As Tesco today reveals a new simplicity and transparency in its meat supply chain, the Ledbury Portal can reveal that the supermarket grocers were warned over four years ago about its cheap meat imports and the complexity and opaqueness of its meat supply chain.

UK’s biggest union Unite issued the warnings back in December 2008:

“Tesco are using imported meat from countries like Thailand and the increase of cheap meat imports is contributing to the driving down of conditions for low-paid workers in Britain and Ireland, who are employed by companies in the meat supply chain."


“For consumers, they often don't know how long ago the meat product was slaughtered, where it was cooked, or whether it has undergone preserving processes such as chilling or freezing either before or after it has been cooked. The label often does not say.

 

“The union has presented Tesco with evidence that workers in its UK supply chain are experiencing harsh and divisive conditions that in some cases are abusive. Unite believes that structural discrimination exists in many parts of the supply chain that provides meat to Tesco.

“We believe the supermarket's desire to source meat more cheaply is contributing to a race to the bottom in the UK supply chain.”

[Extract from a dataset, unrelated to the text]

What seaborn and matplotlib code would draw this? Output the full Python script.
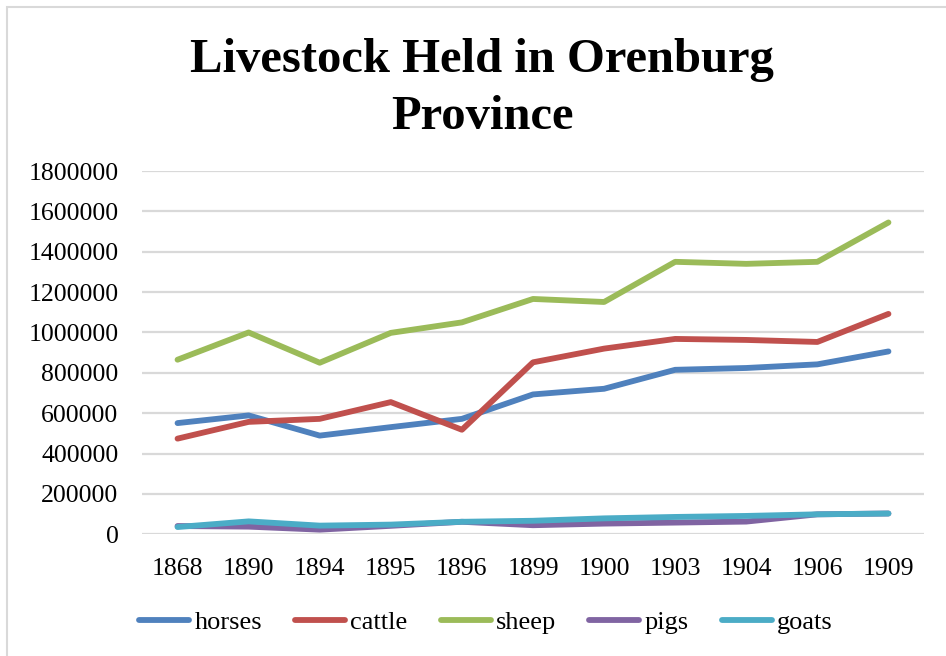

Is it possible that the drive to purchase cheap meat by supermarkets such as Tesco has resulted in the present situation where British and continental suppliers have adulterated meat products to order to compete with imported meat from Asia and South America?

A Tesco spokesperson has told Ledbury Portal that the fraudulent and criminal activity had nothing to do with the price of meat. Tesco said it had made a commitment to its Irish beef supplier that had been broken.

In 2008 Unite concluded with a plea to Tesco:

"Unite is calling on Tesco to use its influence to ensure companies in its meat supply chain sign a minimum standards agreement and to establish Tesco Ethical Model Factories.”

Did Tesco require a minimum standards agreement with its suppliers?

I asked the supermarket but it could not tell me whether it had or not. However, Tesco’s spokesperson told me that the company was going to simplify its supply chain and make it transparent for the consumer.

However, Tesco could not explain why the supply chain had previously been so complex and opaque even to itself.